■ **Challenge**
Retype word for word the first line of the listing and each line after it up to the line with "var yTicks = [0, 2, 4, 6, 8, 10, 12];", with the pictures taken out.

■ **Raw data**
____________________
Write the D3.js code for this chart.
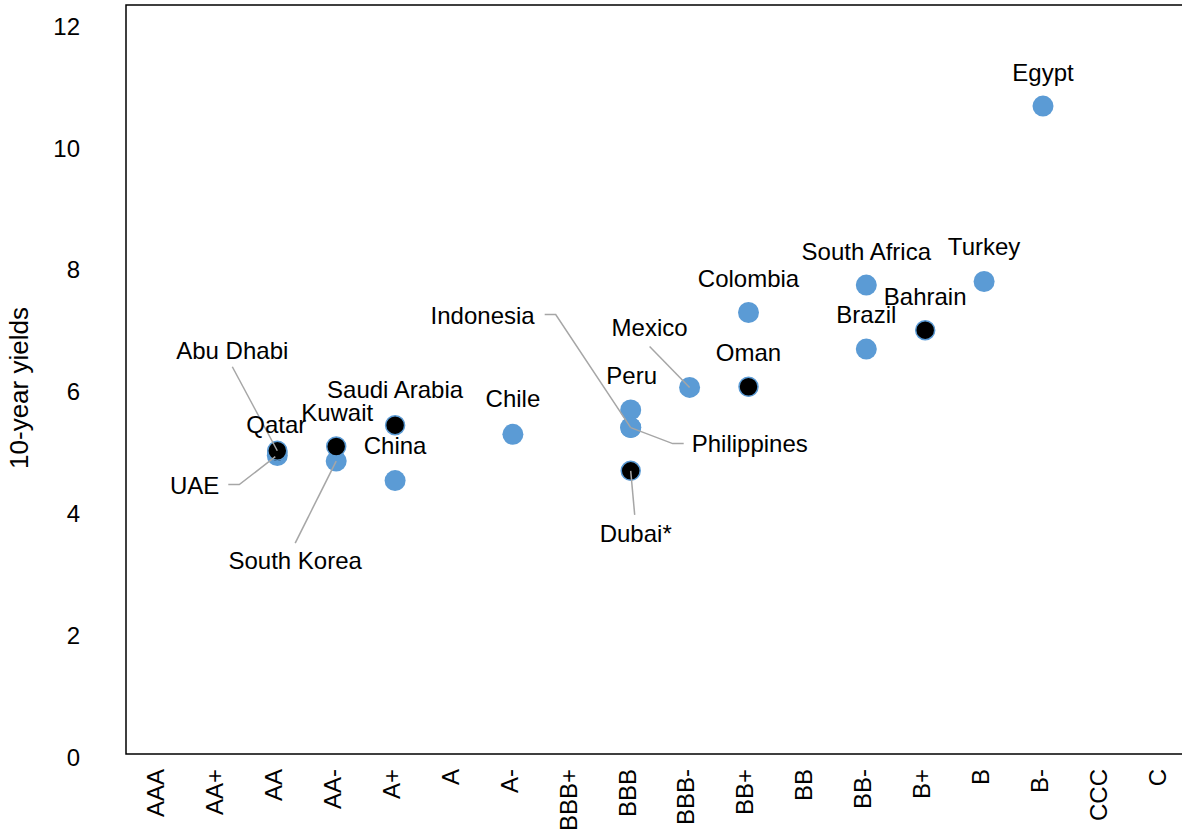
<!DOCTYPE html>
<html lang="en">
<head>
	<meta charset="UTF-8">
	<title>10-year yields by rating</title>
	<script src="https://cdn.jsdelivr.net/npm/d3@7"></script>

	<style type="text/css">
		body { margin: 0; background: #fff; }
		text { font-family: "Liberation Sans", Arial, sans-serif; fill: #000; }
		.lbl, .tick text { font-size: 24px; }
		.title { font-size: 26px; }
		.leader { fill: none; stroke: #a6a6a6; stroke-width: 1.5; }
		.frame { fill: none; stroke: #000; stroke-width: 1.5; }
	</style>
</head>
<body>

<script type="text/javascript">
	// data
	var ratings = ['AAA', 'AA+', 'AA', 'AA-', 'A+', 'A', 'A-', 'BBB+', 'BBB', 'BBB-',
		'BB+', 'BB', 'BB-', 'B+', 'B', 'B-', 'CCC', 'C'];
	var countries = ['Egypt', 'Turkey', 'South Africa', 'Brazil', 'Colombia', 'Mexico', 'Peru',
		'Philippines', 'Indonesia', 'Chile', 'China', 'South Korea', 'UAE',
		'Bahrain', 'Oman', 'Dubai*', 'Saudi Arabia', 'Kuwait', 'Qatar', 'Abu Dhabi'];
	var countryRating = ['B-', 'B', 'BB-', 'BB-', 'BB+', 'BBB-', 'BBB',
		'BBB', 'BBB', 'A-', 'A+', 'AA-', 'AA',
		'B+', 'BB+', 'BBB', 'A+', 'AA-', 'AA', 'AA'];
	var yields = [10.64, 7.76, 7.70, 6.65, 7.25, 6.02, 5.65,
		5.36, 5.36, 5.25, 4.49, 4.81, 4.90,
		6.96, 6.03, 4.65, 5.40, 5.05, 4.96, 4.98];
	var gulf = [0, 0, 0, 0, 0, 0, 0,
		0, 0, 0, 0, 0, 0,
		1, 1, 1, 1, 1, 1, 1]; // black markers
	var yTicks = [0, 2, 4, 6, 8, 10, 12];

	// label placement, px offsets from the marker: [anchor, dx, dy, leader points]
	var labelPos = {
		'Egypt': ['middle', 0, -25],
		'Turkey': ['middle', 0, -26],
		'Bahrain': ['middle', 0, -25],
		'South Africa': ['middle', 0, -25],
		'Brazil': ['middle', 0, -26],
		'Colombia': ['middle', 0, -26],
		'Oman': ['middle', 0, -26],
		'Mexico': ['middle', -40, -51, [[-40, -41], [0, 0]]],
		'Peru': ['middle', 1, -26],
		'Philippines': ['start', 61, 24, [[53, 16], [42, 16], [0, 0]]],
		'Indonesia': ['end', -96, -104, [[-86, -113], [-75, -113], [0, 0]]],
		'Dubai*': ['middle', 5, 71, [[4, 44], [0, 0]]],
		'Chile': ['middle', 0, -27],
		'Saudi Arabia': ['middle', 0, -27],
		'China': ['middle', 0, -27],
		'Kuwait': ['middle', 1, -25],
		'Qatar': ['middle', -1, -19],
		'Abu Dhabi': ['middle', -45, -92, [[-45, -84], [0, 0]]],
		'UAE': ['end', -58, 38, [[-49, 29], [-38, 29], [-2, 1]]],
		'South Korea': ['middle', -41, 108, [[-41, 82], [0, 0]]]
	};

	window.onload = function () {

		var data = countries.map(function (c, i) {
			return {name: c, rating: countryRating[i], y: yields[i], gulf: gulf[i]};
		});

		var W = 1182, H = 831;
		var margin = {top: 5, left: 126, bottom: 754};

		var svg = d3.select('body').append('svg')
			.attr('width', W)
			.attr('height', H);

		var x = d3.scalePoint()
			.domain(ratings)
			.range([159.5, 1160.8]);

		var y = d3.scaleLinear()
			.domain([0, 12.3])
			.range([margin.bottom, margin.top]);

		// y axis
		var ya = svg.append('g')
			.attr('transform', 'translate(' + margin.left + ',0)')
			.call(d3.axisLeft(y).tickValues(yTicks).tickSize(0).tickPadding(46));
		ya.select('.domain').remove();
		ya.selectAll('text').attr('dy', '0.46em');

		// x axis
		var xa = svg.append('g')
			.attr('transform', 'translate(0,' + margin.bottom + ')')
			.call(d3.axisBottom(x).tickSize(0));
		xa.select('.domain').remove();
		xa.selectAll('text')
			.attr('transform', 'rotate(-90)')
			.attr('x', -15)
			.attr('y', 0)
			.attr('dy', '0.18em')
			.style('text-anchor', 'end');
		svg.selectAll('g').attr('font-family', null).attr('font-size', null);

		// frame (top, left, bottom)
		svg.append('path')
			.attr('class', 'frame')
			.attr('d', 'M' + (W + 5) + ',' + margin.top + 'H' + margin.left + 'V' + margin.bottom + 'H' + (W + 5));

		svg.append('text')
			.attr('class', 'title')
			.attr('transform', 'translate(28,388) rotate(-90)')
			.style('text-anchor', 'middle')
			.text('10-year yields');

		// markers: blue first, black on top
		svg.selectAll('.dot')
			.data(data.filter(function (d) { return !d.gulf; }))
			.enter().append('circle')
			.attr('class', 'dot')
			.attr('r', 10.5)
			.attr('cx', function (d) { return x(d.rating); })
			.attr('cy', function (d) { return y(d.y); })
			.style('fill', '#5b9bd5');

		svg.selectAll('.gcc')
			.data(data.filter(function (d) { return d.gulf; }))
			.enter().append('circle')
			.attr('class', 'gcc')
			.attr('r', 9.5)
			.attr('cx', function (d) { return x(d.rating); })
			.attr('cy', function (d) { return y(d.y); })
			.style('fill', '#000')
			.style('stroke', '#5b9bd5')
			.style('stroke-width', 1.5);

		// leaders
		var line = d3.line();
		data.forEach(function (d) {
			var p = labelPos[d.name];
			var cx = x(d.rating), cy = y(d.y);
			if (p[3]) {
				svg.append('path')
					.attr('class', 'leader')
					.attr('d', line(p[3].map(function (q) { return [cx + q[0], cy + q[1]]; })));
			}
		});

		// labels
		svg.selectAll('.lbl')
			.data(data)
			.enter().append('text')
			.attr('class', 'lbl')
			.attr('x', function (d) { return x(d.rating) + labelPos[d.name][1]; })
			.attr('y', function (d) { return y(d.y) + labelPos[d.name][2]; })
			.style('text-anchor', function (d) { return labelPos[d.name][0]; })
			.text(function (d) { return d.name; });
	};
</script>

</body>
</html>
____________________
■ **Task output**
Write the D3.js code for this chart.
<!DOCTYPE html>
<html lang="en">
<head>
	<meta charset="UTF-8">
	<title>10-year yields by rating</title>
	<script src="https://cdn.jsdelivr.net/npm/d3@7"></script>

	<style type="text/css">
		body { margin: 0; background: #fff; }
		text { font-family: "Liberation Sans", Arial, sans-serif; fill: #000; }
		.lbl, .tick text { font-size: 24px; }
		.title { font-size: 26px; }
		.leader { fill: none; stroke: #a6a6a6; stroke-width: 1.5; }
		.frame { fill: none; stroke: #000; stroke-width: 1.5; }
	</style>
</head>
<body>

<script type="text/javascript">
	// data
	var ratings = ['AAA', 'AA+', 'AA', 'AA-', 'A+', 'A', 'A-', 'BBB+', 'BBB', 'BBB-',
		'BB+', 'BB', 'BB-', 'B+', 'B', 'B-', 'CCC', 'C'];
	var countries = ['Egypt', 'Turkey', 'South Africa', 'Brazil', 'Colombia', 'Mexico', 'Peru',
		'Philippines', 'Indonesia', 'Chile', 'China', 'South Korea', 'UAE',
		'Bahrain', 'Oman', 'Dubai*', 'Saudi Arabia', 'Kuwait', 'Qatar', 'Abu Dhabi'];
	var countryRating = ['B-', 'B', 'BB-', 'BB-', 'BB+', 'BBB-', 'BBB',
		'BBB', 'BBB', 'A-', 'A+', 'AA-', 'AA',
		'B+', 'BB+', 'BBB', 'A+', 'AA-', 'AA', 'AA'];
	var yields = [10.64, 7.76, 7.70, 6.65, 7.25, 6.02, 5.65,
		5.36, 5.36, 5.25, 4.49, 4.81, 4.90,
		6.96, 6.03, 4.65, 5.40, 5.05, 4.96, 4.98];
	var gulf = [0, 0, 0, 0, 0, 0, 0,
		0, 0, 0, 0, 0, 0,
		1, 1, 1, 1, 1, 1, 1]; // black markers
	var yTicks = [0, 2, 4, 6, 8, 10, 12];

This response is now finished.